Domestic-abuse charities around the world have reported an increase in incidents since lockdowns began, because abusers and their partners are forced to self-isolate together in close proximity. Between 26 March and 1 April, Women’s Aid experienced a 41% increase in users visiting its live chat site compared with the previous week, while its coronavirus advice page for survivors has attracted 27,000 page views since launch.
To prepare for the escalation in abuse, experts are calling on the UK government to provide emergency funds to help victims.
"The lockdown" will run on social media channels and in print and digital media space donated by The Guardian, Sky and Eurosport.
Engine developed the campaign on a pro-bono basis within a week. The team worked remotely, capturing footage on phones as part of daily exercise excursions and managing editing, grading and reviews through online conference calls.
It was created by Charlie Gee and Tian Murphy, and directed by Max Fisher through Knucklehead.
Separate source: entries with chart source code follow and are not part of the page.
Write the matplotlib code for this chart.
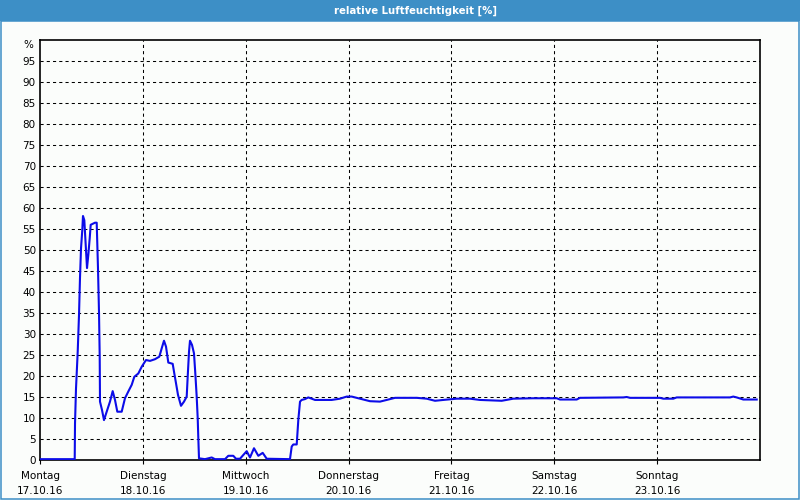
import matplotlib
matplotlib.use("Agg")
import matplotlib.pyplot as plt
from matplotlib.patches import Rectangle

# ---- data (hours since Monday 17.10.16 00:00, relative humidity %) ----
hours = [0, 8.1, 8.17, 8.4, 8.8, 9.1, 9.33, 9.57, 9.87, 10.03, 10.34, 10.73, 10.97,
         11.27, 11.6, 11.83, 12.83, 13.23, 13.53, 13.77, 13.93, 14.0, 14.47,
         14.93, 15.56, 16.33, 16.96, 17.5, 18.04, 19.06, 19.83, 20.6, 21.4,
         22.0, 22.94, 23.73, 24.73, 25.67, 26.83, 27.84, 28.4, 28.93, 29.4,
         29.94, 30.96, 31.34, 31.73, 32.2, 32.9, 33.6, 34.23, 34.46, 34.77,
         35.0, 35.47, 35.93, 36.24, 36.56, 36.8, 36.94, 37.1, 38.5, 40.06,
         40.83, 43.17, 43.94, 45.1, 45.73, 46.67, 47.44, 48.23, 49.0, 49.93,
         50.94, 51.96, 52.9, 58.33, 58.73, 59.1, 59.9, 60.27, 60.67, 61.06,
         61.83, 62.6, 64.17, 68.06, 70.0, 71.56, 72.73, 74.67, 77.0, 79.33,
         80.9, 82.83, 87.9, 90.23, 92.17, 94.1, 97.23, 100.33, 102.67, 107.73,
         110.43, 115.1, 120.57, 121.33, 125.23, 126.0, 136.1, 136.9, 137.67,
         144.67, 145.43, 147.77, 148.56, 161.0, 161.77, 162.56, 164.1, 167.23]
humidity = [0.2, 0.2, 8.7, 17.0, 25.8, 34.5, 43.3, 50.4, 54.8, 58.1, 57.1, 50.0,
            45.7, 48.8, 52.8, 56.0, 56.5, 56.5, 45.7, 35.0, 24.6, 13.9, 11.9,
            9.5, 11.5, 13.9, 16.4, 14.3, 11.5, 11.5, 14.7, 16.3, 17.9, 19.8,
            20.6, 22.2, 23.8, 23.6, 24.0, 24.6, 26.6, 28.4, 27.0, 23.2, 22.9,
            20.6, 18.3, 15.5, 12.9, 13.9, 15.1, 19.8, 25.8, 28.4, 27.4, 25.4,
            20.6, 15.1, 9.9, 5.2, 0.4, 0.2, 0.6, 0.2, 0.2, 1.0, 1.0, 0.3, 0.3,
            1.2, 2.1, 0.6, 2.8, 1.0, 1.7, 0.3, 0.2, 3.2, 3.7, 3.7, 9.5, 13.9,
            14.3, 14.5, 14.9, 14.3, 14.3, 14.6, 15.1, 15.1, 14.6, 14.0, 13.9,
            14.3, 14.8, 14.8, 14.6, 14.1, 14.3, 14.6, 14.6, 14.3, 14.1, 14.6,
            14.7, 14.7, 14.4, 14.4, 14.8, 14.9, 15.0, 14.8, 14.8, 14.6, 14.6,
            14.9, 14.9, 15.1, 14.9, 14.4, 14.4]

day_names = ["Montag", "Dienstag", "Mittwoch", "Donnerstag", "Freitag", "Samstag", "Sonntag"]
day_dates = ["17.10.16", "18.10.16", "19.10.16", "20.10.16", "21.10.16", "22.10.16", "23.10.16"]
day_ticks = [0, 24, 48, 72, 96, 120, 144]
y_ticks = list(range(0, 100, 5))

title = "relative Luftfeuchtigkeit [%]"

# ---- styling ----
bg = "#fbfdfb"
bar_blue = "#3d8fc6"
line_blue = "#0c0ce8"

fig = plt.figure(figsize=(8, 5), dpi=100, facecolor=bg)

# title bar + frame
fig.patches.append(Rectangle((0, 1 - 21 / 500), 1, 21 / 500, transform=fig.transFigure,
                             facecolor=bar_blue, edgecolor="none", zorder=0))
fig.patches.append(Rectangle((1 / 800, 1 / 500), 1 - 2 / 800, 1 - 22 / 500,
                             transform=fig.transFigure, facecolor="none",
                             edgecolor=bar_blue, linewidth=1.1, zorder=0))
fig.text(415 / 800, 1 - 10.5 / 500, title, color="white", fontsize=7.3, fontweight="bold",
         ha="center", va="center", family="DejaVu Sans")

ax = fig.add_axes([40 / 800, 40 / 500, 720 / 800, 420 / 500])
ax.set_facecolor(bg)
ax.plot(hours, humidity, color=line_blue, linewidth=1.5, zorder=3)

ax.set_xlim(0, 168)
ax.set_ylim(0, 100)

ax.set_yticks(y_ticks)
ax.set_yticklabels([str(v) for v in y_ticks])
ax.set_xticks(day_ticks)
ax.set_xticklabels([f"{n}\n{d}" for n, d in zip(day_names, day_dates)], linespacing=1.6)

ax.tick_params(axis="y", length=0, pad=3, labelsize=7.5, colors="black")
ax.tick_params(axis="x", length=3, width=0.8, direction="out", pad=5, labelsize=7.5,
               colors="black")

for v in y_ticks[1:]:
    ax.axhline(v, color="black", linewidth=0.75, linestyle=(0, (3, 3)), zorder=1)
for d in day_ticks[1:]:
    ax.axvline(d, color="black", linewidth=0.75, linestyle=(0, (3, 3)), zorder=1)

for s in ax.spines.values():
    s.set_color("black")
    s.set_linewidth(1.2)

ax.text(-0.009, 1.0 - 5 / 420, "%", transform=ax.transAxes, ha="right", va="center",
        fontsize=7.5)

fig.savefig("out.png", dpi=100, facecolor=bg)
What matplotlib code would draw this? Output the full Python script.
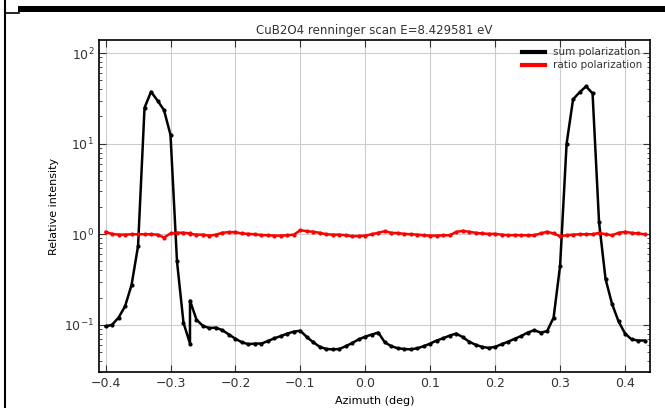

Essence is the media agency.
Nicki Norman, acting chief executive of Women’s Aid, said: "We hope [this campaign] makes people realise that while home may be the safest place to protect ourselves from the virus, it is certainly not a safe place for women and children who are indefinitely trapped with a perpetrator of abuse.
"Covid-19 household isolation is having a direct impact on survivors, with abuse already escalating, and we have seen this reflected in demand for our digital services. Accessing support online can be a safer option for survivors unable to leave the household as it can be done discreetly, quietly and in private. The restrictions of the pandemic have shut down many physical routes to safety and support.
"Our digital services are here to support survivors during this frightening time but, in an already extremely challenging funding climate, we need urgent funding to be able to continue providing these vital lifelines."